On the Hill: The Secret PMB History

‘On the Hill’ has once again changed hands, and I’m going to pre-empt the collective sigh from our readership by making an undertaking not to grease my lips and scuff my knees at the waist of the ALP or the Coalition, not out of a quasi-virtuous appeal to intellectual honesty, but because you can now get your partisan political fix from any of Australia’s esteemed media outlets. I’m going to excavate for you, under-reported issues centering not simply on the chambers of Australian Parliament House, but all of the carpetbaggers, jackals and spineless cretins that hover around the place like the annual swarm of bogong moths that make every minute I spend there a nightmare.

My first column couldn’t go without a mention of the ALP leadership spill, so there it is. Let’s move on.

While most legislation is introduced by a member of the Executive (Ministers and Parliamentary Secretaries), there is the Private Members’ Bill (PMB) that is introduced by a member of the Legislature (Member or Senator in their respective chamber). The PMB is a rare creature, due to the fact that its chance of passing is contingent on the goodwill of the Government, for it requires a sponsor in both chambers, and the numbers to pass it.

During John Howard’s eleven year reign, a total of 290 PMBs were introduced, with only six receiving Royal assent (i.e. being made into an Act of Parliament). Of those bills that were passed, all were introduced by members of the Federal Coalition, including three from the Speaker.

During Kevin Rudd’s first tilt at commandeering Australia (almost three years), there were 130 PMBs introduced, with none passed. 28 of those bills were introduced (full or in part) by Opposition members.

The Gillard era saw only 71 PMBs introduced, with six passing both chambers. 26 of those PMBs were introduced by Opposition members, and of those bills that were passed, all but one was introduced by the Greens or Independents, with the remaining one introduced by the President of the Senate John Hogg.

It should be noted, before we continue, that the vast bulk of PMBs that were introduced in all of the above examples never made it to the second reading stage, that is, they were never debated in Parliament. This is owed partly to the fact that there is only a finite amount of time the Parliament has to debate bills, even with the addition of the Main Committee (now Federation Chamber).

The Parliament also has to allocate time for the inevitable condolence motions for dead soldiers and philanthropists, leaving precious little for PMBs. Eating into debate time any further would lead to more howls from the Opposition (ALP or Coalition) that the Government is “guillotining” debate. You can see this phenomenon occurring in all Federal Parliaments, that is, the Opposition having its cake and eating it too.

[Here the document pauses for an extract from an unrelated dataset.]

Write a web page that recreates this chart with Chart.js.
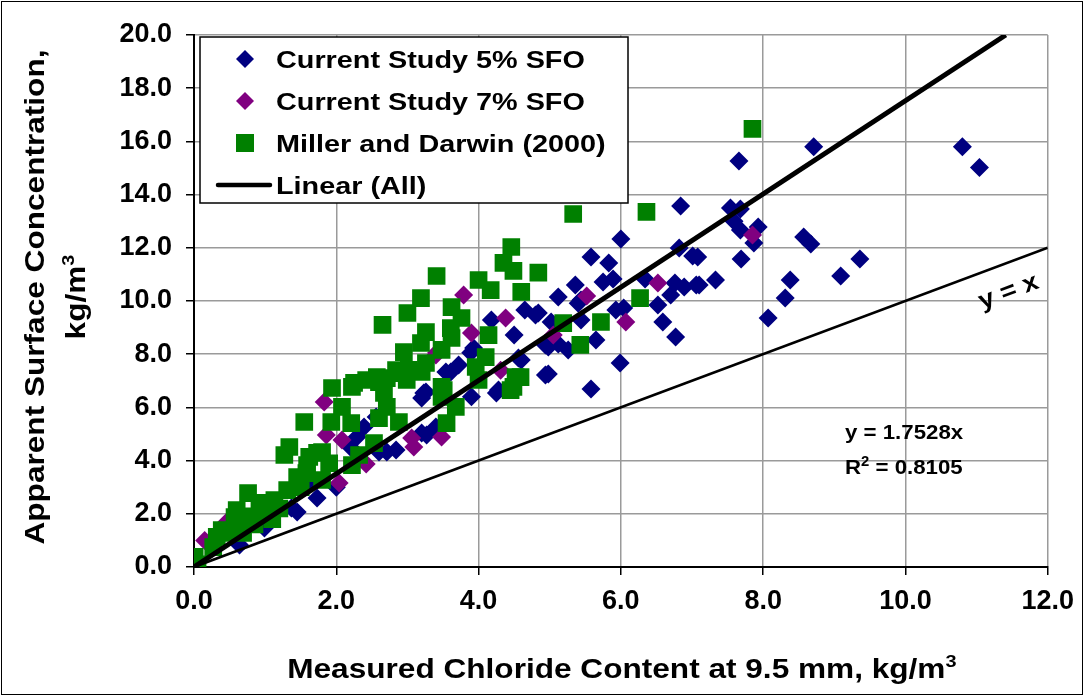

The issue at heart, though, is the nature of PMBs. The record of the last three Prime Ministers shows that it is only out of political necessity that the Government assists the passage of a PMB. This current Parliament, the 43rd Parliament, the dreaded Hung Parliament, required cooperation between the ALP and the crossbench, meaning that for once in recent memory, genuine PMBs were passed, though in a number dwarfed by Government-sponsored bills.

The introduction of PMBs by Opposition members and crossbenchers is now a statement of political principle, an act of theatrics rivalling Question Time (Questions Without Notice for the Hansard wonks out there), and the terrible record of the past three Prime Ministers demonstrates the hubris each has shown in the legislative arena.

The only remedy would be to allow more time, especially to the Federation Chamber to debate legislation, so the case for now is that only when threatened with losing power will a government assist the passage of bills (e.g. Greens and Oakeshott), and this arrangement seems preferable to the status quo regime of a rubber-stamp parliament.